Quando, há já mais de dois anos, eu aqui falava da poesia de tema religioso, não conhecia um livro, preparado por José Régio e por um colaborador, de nome Alberto Serpa, dedicado a essa poesia. Sabia que ele existia, mas não o conhecia. Recentemente procurei-o no Centro de Estudos Regianos, em Vila do Conde, e encontrei-o. Tem por título Na Mão de Deus. Antologia da Poesia Religiosa Portuguesa, e foi publicado em 1958. Vou ler dele um pequeno conjunto de quadras soltas seleccionadas e um soneto. Cada uma das quadras contém uma pequena lição a meu ver muito oportuna.
Tu chamas amor-perfeito
A coisas que a terra cria;
Amor-perfeito há só um,
Filho da Virgem Maria.
Quem quiser amar a Deus
Não diga que não tem tempo:
Pode andar no seu trabalho
Com Jesus no pensamento.
No ventre da Virgem Mãe
Encarnou divina graça;
Entrou e saiu por ela
Como o sol pela vidraça.
Se este mundo for ao fundo,
Cheio das ondas do mar,
Inda fica o Outro Mundo
Que a gente ganha a rezar.
Sou cigana do Egipto
O meu ofício é furtar.
Hei-de furtar Deus Menino
Prà minha alma se salvar.
Já pedi a morte a Deus,
Que disse que não ma dava,
Que pedisse a salvação
Pois que a morte certa estava.
Tu dizes que não há Deus,
Afirmas que nunca O viste.
Inda não foste ao Brasil
E bem sabes que ele existe.
Amar e saber amar,
Amar e saber a quem:
Amar a Nossa Senhora,
Não amar a mais ninguém.
Peço a Deus, mas não me atrevo,
Quero pedir, fico mudo:
Me pague o que a Ele eu devo,
Me troque nada por tudo.
Tudo o que for verde seca,
Vindo o rigor do Verão;
Tudo no mundo se acaba,
Só a graça de Deus não.
Ó Rosa, já hoje em dia
Quem mais faz menos merece!
É a terra que nos cria,
Deus do Céu quem nos conhece.
Agora um soneto duma poetisa anónima do século XVII. Se calhar era uma irmã, como as clarissas de Vila do Conde. O seu tema é pascal, não natalício: é uma meditação monologada sobre as Chagas do Crucificado, uma oração.

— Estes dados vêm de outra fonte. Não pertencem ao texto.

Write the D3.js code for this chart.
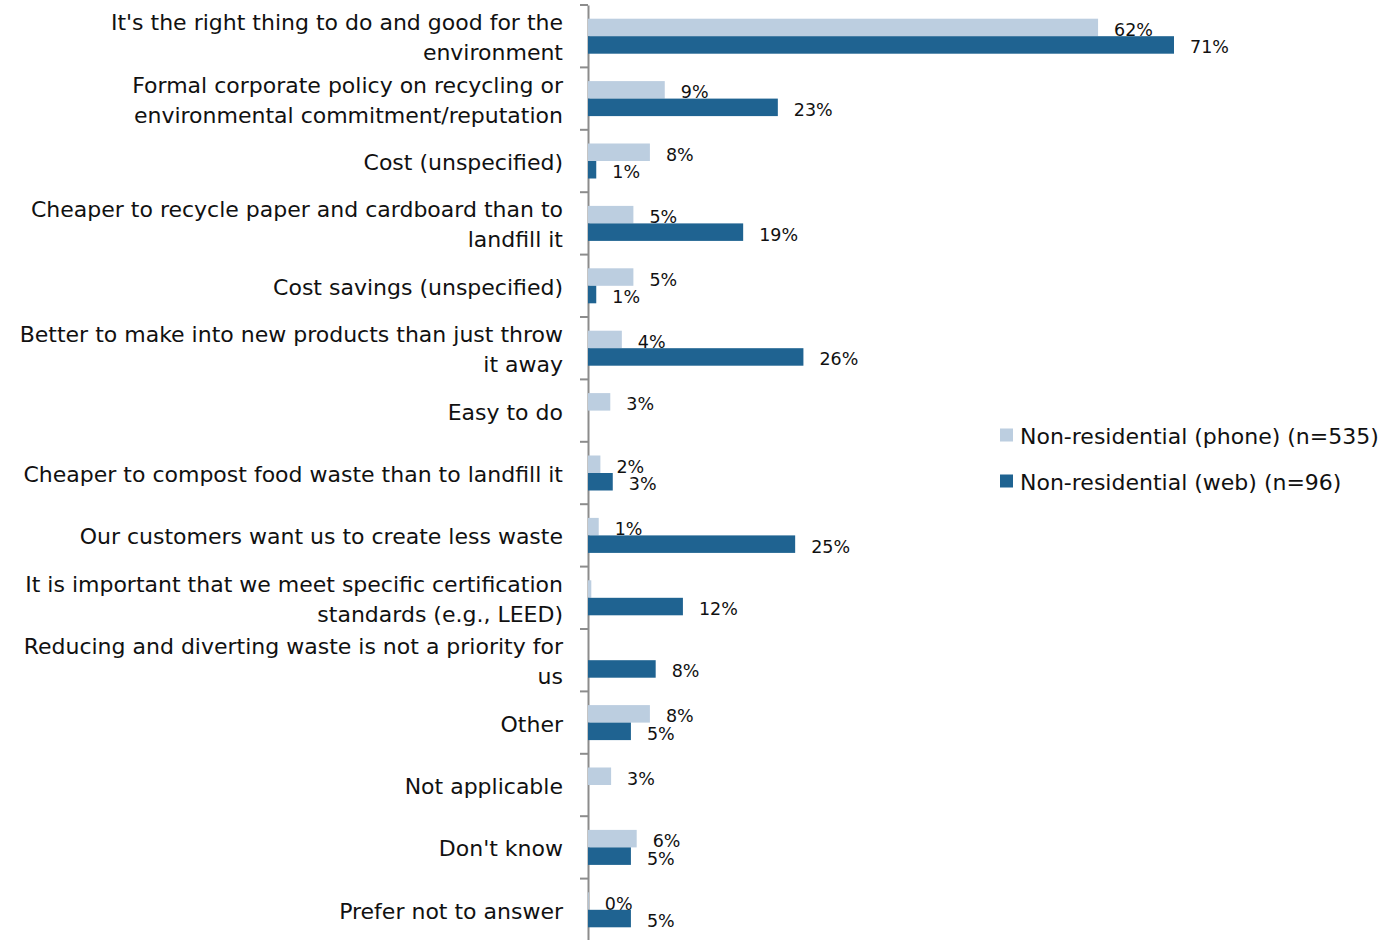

A vós correndo vou, Braços sagrados
Nessa cruz sacrossanta descobertos,
Que para receber-me estais abertos
E por não castigar-me estais cravados.
A vós, divinos Olhos eclipsados,
De tanto sangue e lágrimas cobertos,
Que para perdoar-me estais despertos
E por não devassar-me estais fechados.
A vós, pregados Pés por não fugir-me,
A vós, Cabeça baixa por chamar-me,
A vós, Sangue vertido para ungir-me,
A vós, Lado patente, quero unir-me,
A vós, precisos Pregos, quero atar-me
Para ficar unida, atada e firme.
É um texto conceituoso e cheio de paralelismos e anáforas, mas que faz todo o sentido. Não basta dizer que a Cruz é um símbolo cristão, é preciso muito mais, é preciso perceber o sentido do sofrimento redentor do Filho de Deus, que é que dá depois sentido ao sofrimento humano.
O Natal, a chegada daquele “que vem em nome do Senhor”, só se esclarece em definitivo na Cruz: o menino deitado no presépio já a anuncia.
Os meus votos de um santo e feliz Natal para os ouvintes do Venha daí!